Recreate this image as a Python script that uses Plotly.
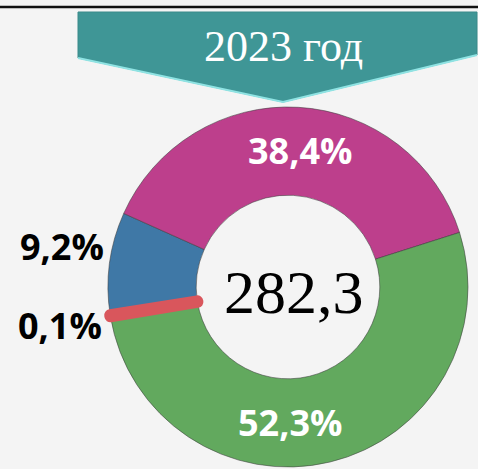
import plotly.graph_objects as go

# ---- data ----
labels = ["Синий", "Розовый", "Зелёный", "Красный"]
values = [9.2, 38.4, 52.3, 0.1]
colors = ["#3f78a6", "#bd3f8c", "#62a95e", "#d9565c"]
total_value = "282,3"
title_text = "2023 год"

W, H = 478, 469


def px(x):
    return x / W


def py(y):
    return 1 - y / H


def fmt(v):
    return f"{v:.1f}".replace(".", ",") + "%"


line_colors = ["rgba(60,60,60,0.55)"] * 3 + [colors[3]]
line_widths = [1, 1, 1, 12]

fig = go.Figure(
    go.Pie(
        labels=labels,
        values=values,
        hole=0.51,
        sort=False,
        direction="clockwise",
        rotation=261,
        marker=dict(colors=colors, line=dict(color=line_colors, width=line_widths)),
        textinfo="none",
        hoverinfo="label+percent",
        showlegend=False,
        domain=dict(x=[px(108), px(468)], y=[py(467), py(107)]),
    )
)

# banner (arrow pointing down)
banner = (
    f"M {px(78)},{py(12)} L {px(477)},{py(12)} L {px(477)},{py(55)} "
    f"L {px(283)},{py(102)} L {px(78)},{py(58)} Z"
)
shapes = [
    dict(type="line", xref="paper", yref="paper", x0=0, x1=1, y0=py(7), y1=py(7),
         line=dict(color="#111111", width=2.5)),
    dict(type="path", xref="paper", yref="paper", path=banner,
         fillcolor="#3f9696", line=dict(color="#3a8a8a", width=1)),
    dict(type="path", xref="paper", yref="paper",
         path=f"M {px(78)},{py(58)} L {px(283)},{py(102)} L {px(477)},{py(55)}",
         line=dict(color="#8fe3e3", width=2)),
]

pct_font = dict(family="Open Sans, sans-serif", size=36)
annotations = [
    dict(text=title_text, x=px(283), y=py(47), xref="paper", yref="paper",
         showarrow=False, xanchor="center", yanchor="middle",
         font=dict(family="Liberation Serif, serif", size=44, color="white")),
    dict(text=total_value, x=px(294), y=py(292), xref="paper", yref="paper",
         showarrow=False, xanchor="center", yanchor="middle",
         font=dict(family="Liberation Serif, serif", size=62, color="black")),
    dict(text=f"<b>{fmt(values[1])}</b>", x=px(300), y=py(150), xref="paper", yref="paper",
         showarrow=False, xanchor="center", yanchor="middle",
         font=dict(pct_font, color="white")),
    dict(text=f"<b>{fmt(values[2])}</b>", x=px(290), y=py(422), xref="paper", yref="paper",
         showarrow=False, xanchor="center", yanchor="middle",
         font=dict(pct_font, color="white")),
    dict(text=f"<b>{fmt(values[0])}</b>", x=px(62), y=py(246), xref="paper", yref="paper",
         showarrow=False, xanchor="center", yanchor="middle",
         font=dict(pct_font, color="black")),
    dict(text=f"<b>{fmt(values[3])}</b>", x=px(60), y=py(325), xref="paper", yref="paper",
         showarrow=False, xanchor="center", yanchor="middle",
         font=dict(pct_font, color="black")),
]

fig.update_layout(
    width=W,
    height=H,
    margin=dict(l=0, r=0, t=0, b=0),
    paper_bgcolor="#f4f4f4",
    plot_bgcolor="#f4f4f4",
    shapes=shapes,
    annotations=annotations,
)

fig.write_html(
    "out.html",
    config={"displayModeBar": False},
    post_script="document.body.style.margin='0';document.body.style.overflow='hidden';",
)
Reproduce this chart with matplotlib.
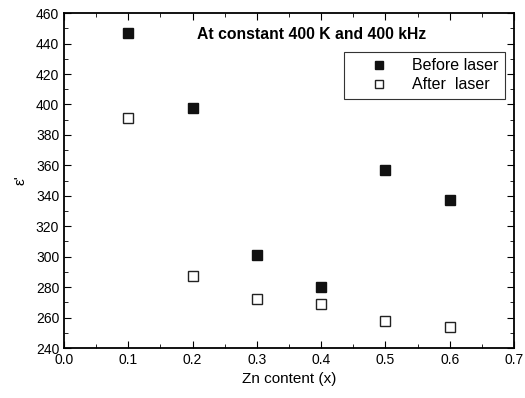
import matplotlib
matplotlib.use('Agg')
from matplotlib import pyplot as plt
from matplotlib.ticker import MultipleLocator

plt.rcParams['font.family'] = ['Liberation Sans', 'DejaVu Sans']

zn = [0.1, 0.2, 0.3, 0.4, 0.5, 0.6]
before_laser = [447, 397.5, 301, 280, 357, 337]
after_laser = [391, 287, 272, 269, 258, 254]

fig = plt.figure(figsize=(5.25, 3.98), dpi=100)
ax = fig.add_axes([0.122, 0.1256, 0.857, 0.8414])

ax.plot(zn, before_laser, 's', color='#111111', markersize=7.5, label='Before laser')
ax.plot(zn, after_laser, 's', markerfacecolor='white', markeredgecolor='#222222',
        markeredgewidth=1.0, markersize=7.5, label='After  laser')

ax.set_xlim(0.0, 0.7)
ax.set_ylim(240, 460)
ax.xaxis.set_major_locator(MultipleLocator(0.1))
ax.xaxis.set_minor_locator(MultipleLocator(0.05))
ax.yaxis.set_major_locator(MultipleLocator(20))
ax.yaxis.set_minor_locator(MultipleLocator(10))
ax.tick_params(which='both', direction='in', top=True, right=True, labelsize=10)
ax.tick_params(which='major', length=5)
ax.tick_params(which='minor', length=3)
for s in ax.spines.values():
    s.set_linewidth(1.3)

ax.set_xlabel('Zn content (x)', fontsize=11)
ax.set_ylabel("ε'", fontsize=11, labelpad=6)

ax.text(0.55, 0.937, 'At constant 400 K and 400 kHz', transform=ax.transAxes,
        fontsize=11.3, fontweight='bold', ha='center', va='center')

leg = ax.legend(loc='upper right', bbox_to_anchor=(0.98, 0.884), borderaxespad=0,
                fontsize=11.5, fancybox=False, edgecolor='#333333', framealpha=1,
                markerscale=0.85, handlelength=3.6, handletextpad=0.3,
                borderpad=0.4, labelspacing=0.25)
leg.get_frame().set_linewidth(0.8)

fig.savefig('out.png', dpi=100)
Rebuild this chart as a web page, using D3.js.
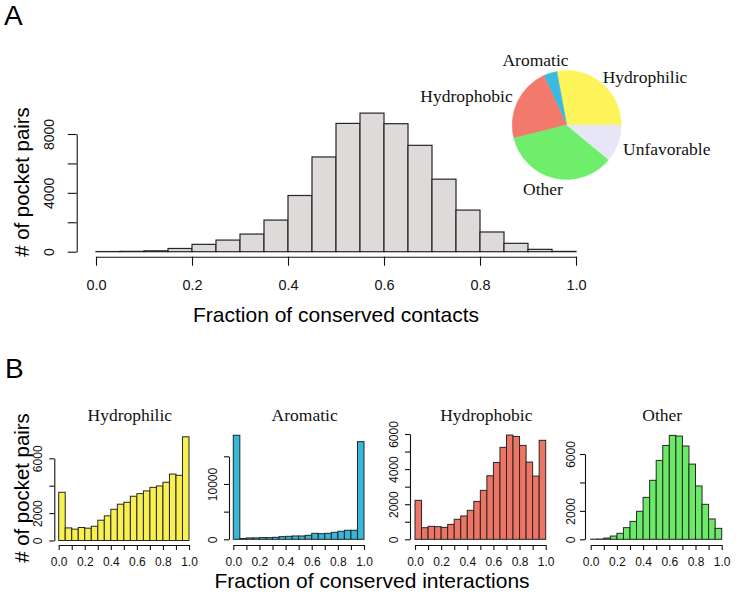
<!DOCTYPE html>
<html><head><meta charset="utf-8">
<script src="https://cdn.jsdelivr.net/npm/d3@7"></script>
<style>body{margin:0;background:#fff}svg{display:block}</style>
</head><body><svg id="c" width="737" height="599"></svg>
<script>
// ---------- data ----------
const conservedContacts = [10, 25, 60, 220, 500, 790, 1200, 2150, 3820, 6440, 8720, 9420, 8700, 7230, 4930, 2830, 1340, 570, 160, 20];
const hydrophilicCounts = [3520, 920, 830, 950, 900, 1040, 1480, 1800, 2280, 2650, 2790, 3230, 3420, 3620, 3880, 3980, 4250, 4850, 4760, 7570];
const aromaticCounts = [18800, 150, 250, 250, 300, 300, 360, 480, 540, 600, 600, 720, 1080, 1020, 1080, 1260, 1450, 1630, 1630, 17650];
const hydrophobicCounts = [2220, 660, 740, 720, 680, 850, 1140, 1330, 1650, 2160, 2790, 3620, 4380, 5240, 5940, 5860, 5350, 4400, 3600, 5640];
const otherCounts = [10, 20, 90, 230, 420, 820, 1260, 1970, 2950, 4150, 5550, 6600, 7310, 7260, 6560, 5290, 3750, 2460, 1430, 770];

const pieLabels = ["Hydrophilic", "Aromatic", "Hydrophobic", "Other", "Unfavorable"];
const pieShares = [0.279, 0.040, 0.220, 0.351, 0.110];

const topXTicks = [0, 0.2, 0.4, 0.6, 0.8, 1.0];
const topYTicks = [0, 2000, 4000, 6000, 8000];
const topYLabels = [0, 4000, 8000];
const bottomXTicks = [0, 0.1, 0.2, 0.3, 0.4, 0.5, 0.6, 0.7, 0.8, 0.9, 1.0];
const bottomXLabels = [0, 0.2, 0.4, 0.6, 0.8, 1.0];

// ---------- styles ----------
const pieColors = ["#fdf35b", "#3bbadf", "#f27a6c", "#6fee6c", "#e6e6f7"];
const histColors = {Hydrophilic: "#f8ef50", Aromatic: "#37b6d8", Hydrophobic: "#ee7565", Other: "#6aea66"};
const SANS = "Liberation Sans, Arial, sans-serif";
const SERIF = "Liberation Serif, Times New Roman, serif";

const svg = d3.select("#c");

function drawHist(g, values, x, y, fill, sw) {
  const w = 1 / values.length;
  g.append("g").selectAll("rect").data(values).join("rect")
    .attr("x", (d, i) => x(i * w))
    .attr("width", (d, i) => x((i + 1) * w) - x(i * w))
    .attr("y", d => y(d))
    .attr("height", d => y(0) - y(d))
    .attr("fill", fill).attr("stroke", "#262626").attr("stroke-width", sw);
}

function styleAxis(g, size) {
  g.select(".domain").attr("stroke", "#111").attr("stroke-width", 1.1);
  g.selectAll(".tick line").attr("stroke", "#111").attr("stroke-width", 1.1);
  g.selectAll(".tick text").attr("font-family", SANS).attr("font-size", size).attr("fill", "#111");
}

// ---------- panel A ----------
const xA = d3.scaleLinear().domain([0, 1]).range([96, 576]);
const yA = d3.scaleLinear().domain([0, 8000]).range([251.7, 134]);
drawHist(svg.append("g"), conservedContacts, xA, yA, "#dddad9", 1.2);

const axAx = svg.append("g").attr("transform", "translate(0,256.7)")
  .call(d3.axisBottom(xA).tickValues(topXTicks).tickSize(9).tickSizeOuter(0).tickFormat(d3.format(".1f")));
styleAxis(axAx, 14.5);
axAx.selectAll(".tick text").attr("y", 33.6).attr("dy", 0);

const ayA = svg.append("g").attr("transform", "translate(76.7,0)")
  .call(d3.axisLeft(yA).tickValues(topYTicks).tickSize(9).tickSizeOuter(0)
    .tickFormat(d => topYLabels.includes(d) ? d3.format("d")(d) : ""));
styleAxis(ayA, 14);
ayA.selectAll(".tick text").attr("x", 0).attr("y", 0).attr("dy", 0)
  .attr("text-anchor", "middle").attr("transform", "translate(-22.5,0) rotate(-90)");

svg.append("text").attr("x", 336).attr("y", 322).attr("text-anchor", "middle")
  .attr("font-family", SANS).attr("font-size", 21).text("Fraction of conserved contacts");
svg.append("text").attr("transform", "translate(29,182) rotate(-90)").attr("text-anchor", "middle")
  .attr("font-family", SANS).attr("font-size", 20.4).text("# of pocket pairs");
svg.append("text").attr("x", 4).attr("y", 25).attr("font-family", SANS).attr("font-size", 28).text("A");

// pie (counter-clockwise from 3 o'clock, like R)
const pieC = [566.7, 125], pieR = 54.5;
const arcs = d3.pie().sort(null).startAngle(Math.PI / 2).endAngle(Math.PI / 2 - 2 * Math.PI)(pieShares);
const arcGen = d3.arc().innerRadius(0).outerRadius(pieR);
svg.append("g").attr("transform", `translate(${pieC[0]},${pieC[1]})`)
  .selectAll("path").data(arcs).join("path")
  .attr("d", arcGen).attr("fill", (d, i) => pieColors[i]).attr("stroke", (d, i) => pieColors[i]).attr("stroke-width", 0.5);

const pieLabelPos = [
  {x: 602.7, y: 82.5, anchor: "start"},
  {x: 535.5, y: 65.5, anchor: "middle"},
  {x: 512.7, y: 102, anchor: "end"},
  {x: 543, y: 195, anchor: "middle"},
  {x: 623, y: 155, anchor: "start"}
];
svg.append("g").selectAll("text").data(pieLabels).join("text")
  .attr("x", (d, i) => pieLabelPos[i].x).attr("y", (d, i) => pieLabelPos[i].y)
  .attr("text-anchor", (d, i) => pieLabelPos[i].anchor)
  .attr("font-family", SERIF).attr("font-size", 17.5).attr("fill", "#111").text(d => d);

// ---------- panel B ----------
const panels = [
  {name: "Hydrophilic", values: hydrophilicCounts, x0: 58.7, x1: 189, ax: 54.3, y0: 540.5, top: 6000, topPx: 458.3,
   ticks: [0, 2000, 4000, 6000], labels: [0, 2000, 6000], off: 12.5},
  {name: "Aromatic", values: aromaticCounts, x0: 233.3, x1: 364, ax: 229, y0: 539.3, top: 15000, topPx: 456.3,
   ticks: [0, 5000, 10000, 15000], labels: [0, 10000], off: 12},
  {name: "Hydrophobic", values: hydrophobicCounts, x0: 415, x1: 545.7, ax: 410, y0: 539.3, top: 6000, topPx: 434,
   ticks: [0, 1000, 2000, 3000, 4000, 5000, 6000], labels: [0, 2000, 4000, 6000], off: 12.5},
  {name: "Other", values: otherCounts, x0: 590.7, x1: 721.7, ax: 585, y0: 539.3, top: 6000, topPx: 454,
   ticks: [0, 2000, 4000, 6000], labels: [0, 2000, 6000], off: 10.5}
];

panels.forEach(p => {
  const g = svg.append("g");
  const x = d3.scaleLinear().domain([0, 1]).range([p.x0, p.x1]);
  const y = d3.scaleLinear().domain([0, p.top]).range([p.y0, p.topPx]);
  drawHist(g, p.values, x, y, histColors[p.name], 1);

  const ax = g.append("g").attr("transform", "translate(0,545)")
    .call(d3.axisBottom(x).tickValues(bottomXTicks).tickSize(5).tickSizeOuter(0)
      .tickFormat(d => bottomXLabels.some(v => Math.abs(v - d) < 1e-9) ? d3.format(".1f")(d) : ""));
  styleAxis(ax, 12);
  ax.selectAll(".tick text").attr("y", 21).attr("dy", 0);

  const ay = g.append("g").attr("transform", `translate(${p.ax},0)`)
    .call(d3.axisLeft(y).tickValues(p.ticks).tickSize(5).tickSizeOuter(0)
      .tickFormat(d => p.labels.includes(d) ? d3.format("d")(d) : ""));
  styleAxis(ay, 12);
  ay.selectAll(".tick text").attr("x", 0).attr("y", 0).attr("dy", 0)
    .attr("text-anchor", "middle").attr("transform", `translate(${-p.off},0) rotate(-90)`);

  g.append("text").attr("x", (p.x0 + p.x1) / 2 + 6).attr("y", 421).attr("text-anchor", "middle")
    .attr("font-family", SERIF).attr("font-size", 17.5).attr("fill", "#111").text(p.name);
});

svg.append("text").attr("x", 372).attr("y", 588).attr("text-anchor", "middle")
  .attr("font-family", SANS).attr("font-size", 21).text("Fraction of conserved interactions");
svg.append("text").attr("transform", "translate(29,488) rotate(-90)").attr("text-anchor", "middle")
  .attr("font-family", SANS).attr("font-size", 20.4).text("# of pocket pairs");
svg.append("text").attr("x", 5).attr("y", 378).attr("font-family", SANS).attr("font-size", 28).text("B");
</script></body></html>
====
Copy all lines from the material that contain "chart".

- The result -
Reproduce this chart with matplotlib.
Rebuild this chart as a web page, using D3.js.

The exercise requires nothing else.